* AVAILABLE DATA *
****
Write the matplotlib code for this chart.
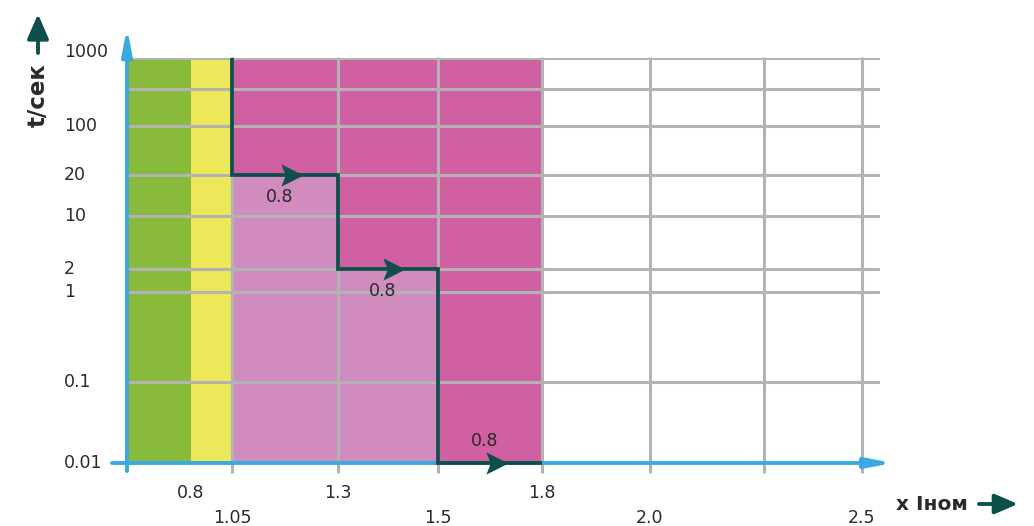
import numpy as np
import matplotlib
matplotlib.use("Agg")
import matplotlib.pyplot as plt
from matplotlib import transforms
from matplotlib.path import Path
from matplotlib.patches import FancyArrowPatch

plt.rcParams['font.family'] = ['DejaVu Sans']

# ---- data ----
x_ticks = [0.8, 1.05, 1.3, 1.5, 1.8, 2.0, 2.5]
x_tick_labels = ['0.8', '1.05', '1.3', '1.5', '1.8', '2.0', '2.5']
x_grid = [1.05, 1.3, 1.5, 1.8, 2.0, 2.2, 2.5]
y_grid = [0.01, 0.1, 1, 2, 10, 20, 100, 350, 1000]
y_tick_labels = ['0.01', '0.1', '1', '2', '10', '20', '100', '', '1000']
zone_green = (0.6, 0.8)
zone_yellow = (0.8, 1.05)
zone_magenta = (1.05, 1.8)
step_x = [1.05, 1.3, 1.5, 1.8]       # step boundaries
step_t = [20, 2, 0.01]                # time level for each step
step_label = ['0.8', '0.8', '0.8']
t_top = 1000

# ---- colours ----
GREEN = '#88bb3c'
YELLOW = '#ece85a'
PINK = '#d08cbe'
MAGENTA = '#d060a2'
GRID = '#b3b3b3'
BLUE = '#3aa9e0'
TEAL = '#0c4f4b'
TXT = '#2a2a2a'

# ---- non-uniform scales (as drawn in the original graphic) ----
XV = np.array([0.6, 0.8, 1.05, 1.3, 1.5, 1.8, 2.0, 2.2, 2.5, 2.6])
XP = np.array([127, 191, 232, 338, 438, 542, 650, 764, 862, 880], float)
YL = np.log10([0.01, 0.1, 1, 2, 10, 20, 100, 350, 1000])
YP = -np.array([463, 382, 292, 269, 216, 175, 126, 89, 58], float)


def fx(x):
    return np.interp(x, XV, XP)


def fxi(p):
    return np.interp(p, XP, XV)


def fy(y):
    return np.interp(np.log10(np.clip(y, 1e-12, None)), YL, YP)


def fyi(p):
    return 10 ** np.interp(p, YP, YL)


W, H = 1034, 526
fig = plt.figure(figsize=(W / 100, H / 100), dpi=100)
ax = fig.add_axes([127 / W, 63 / H, 753 / W, 405 / H])
ax.set_xscale('function', functions=(fx, fxi))
ax.set_yscale('function', functions=(fy, fyi))
ax.set_xlim(0.6, 2.6)
ax.set_ylim(0.01, 1000)
for s in ax.spines.values():
    s.set_visible(False)
ax.set_xticks([])
ax.set_yticks([])
ax.minorticks_off()

# zones
ax.axvspan(*zone_green, color=GREEN, lw=0, zorder=0)
ax.axvspan(*zone_yellow, color=YELLOW, lw=0, zorder=0)
ax.axvspan(*zone_magenta, color=MAGENTA, lw=0, zorder=0)
ax.fill_between(step_x[:3], step_t[:2] + [step_t[1]], 0.01,
                step='post', color=PINK, lw=0, zorder=0.5)

# grid
for yv in y_grid[1:]:
    ax.axhline(yv, color=GRID, lw=2.2, zorder=1)
xt = ax.get_xaxis_transform()
for xv in x_grid:
    ax.plot([xv, xv], [-0.024, 1.003], color=GRID, lw=2.2, transform=xt,
            clip_on=False, zorder=1, solid_capstyle='butt')

# blue axes with arrows
axt = ax.transAxes
bstyle = '-|>,head_length=1.55,head_width=0.3'
ax.annotate('', xy=(1.017, 0), xytext=(-0.02, 0), xycoords=axt, textcoords=axt,
            arrowprops=dict(arrowstyle=bstyle, color=BLUE, lw=2.8,
                            shrinkA=0, shrinkB=0),
            annotation_clip=False, zorder=2)
ax.annotate('', xy=(0, 1.075), xytext=(0, -0.02), xycoords=axt, textcoords=axt,
            arrowprops=dict(arrowstyle=bstyle, color=BLUE, lw=2.8,
                            shrinkA=0, shrinkB=0),
            annotation_clip=False, zorder=2)

# staircase
sx, sy = [step_x[0]], [t_top]
for i, t in enumerate(step_t):
    sx += [step_x[i], step_x[i + 1]]
    sy += [t, t]
ax.plot(sx, sy, color=TEAL, lw=2.7, zorder=3, solid_joinstyle='miter',
        solid_capstyle='butt', clip_on=False)

# notched arrowhead marker
head = Path([(-1, 1), (1, 0), (-1, -1), (-0.6, 0), (-1, 1)],
            [Path.MOVETO, Path.LINETO, Path.LINETO, Path.LINETO, Path.CLOSEPOLY])

for i, t in enumerate(step_t):
    a, b = fx(step_x[i]), fx(step_x[i + 1])
    xc = fxi(a + 0.565 * (b - a))
    ax.plot([xc], [t], marker=head, ms=16, color=TEAL, mew=0, zorder=4,
            clip_on=False)
    xl = fxi(a + 0.45 * (b - a))
    dy = -16 if i < 2 else 16
    ax.annotate(step_label[i], xy=(xl, t), xytext=(0, dy), textcoords='offset points',
                ha='center', va='center', fontsize=12.5, color=TXT, zorder=5)

# y tick labels
for yv, lab in zip(y_grid, y_tick_labels):
    if lab:
        dy = 4 if yv == 1000 else 0
        tr = transforms.blended_transform_factory(fig.transFigure, ax.transData) + \
            transforms.ScaledTranslation(0, dy / 72, fig.dpi_scale_trans)
        ax.text(64 / W, yv, lab, transform=tr, ha='left', va='center',
                fontsize=12.5, color=TXT)

# x tick labels in two rows
xtr = transforms.blended_transform_factory(ax.transData, fig.transFigure)
row1 = ['0.8', '1.3', '1.8']
for xv, lab in zip(x_ticks, x_tick_labels):
    yy = (H - 493) / H if lab in row1 else (H - 518) / H
    ax.text(xv, yy, lab, transform=xtr, ha='center', va='center',
            fontsize=12.5, color=TXT)

# axis titles with arrows
fig.text(38 / W, 1 - 95 / H, 't/сек', rotation=90, ha='center', va='center',
         fontsize=16.5, fontweight='bold', color=TXT)
fig.add_artist(FancyArrowPatch(
    (38 / W, 1 - 53 / H), (38 / W, 1 - 14 / H), transform=fig.transFigure,
    arrowstyle='-|>,head_length=15,head_width=6.5', color=TEAL, lw=2.8,
    mutation_scale=1, shrinkA=0, shrinkB=0))
fig.text(932 / W, 1 - 504 / H, 'x Iном', ha='center', va='center',
         fontsize=14.5, fontweight='bold', color=TXT)
fig.add_artist(FancyArrowPatch(
    (979 / W, 1 - 504 / H), (1018 / W, 1 - 504 / H), transform=fig.transFigure,
    arrowstyle='-|>,head_length=14,head_width=6', color=TEAL, lw=2.8,
    mutation_scale=1, shrinkA=0, shrinkB=0))

fig.savefig('out.png', dpi=100)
****
* GIVEN INSTRUCTION *
Whichever lines contain the string "matplotlib", select and copy them.

* SOLUTION BELOW *
Write the matplotlib code for this chart.
import matplotlib
matplotlib.use("Agg")
import matplotlib.pyplot as plt
from matplotlib import transforms
from matplotlib.path import Path
from matplotlib.patches import FancyArrowPatch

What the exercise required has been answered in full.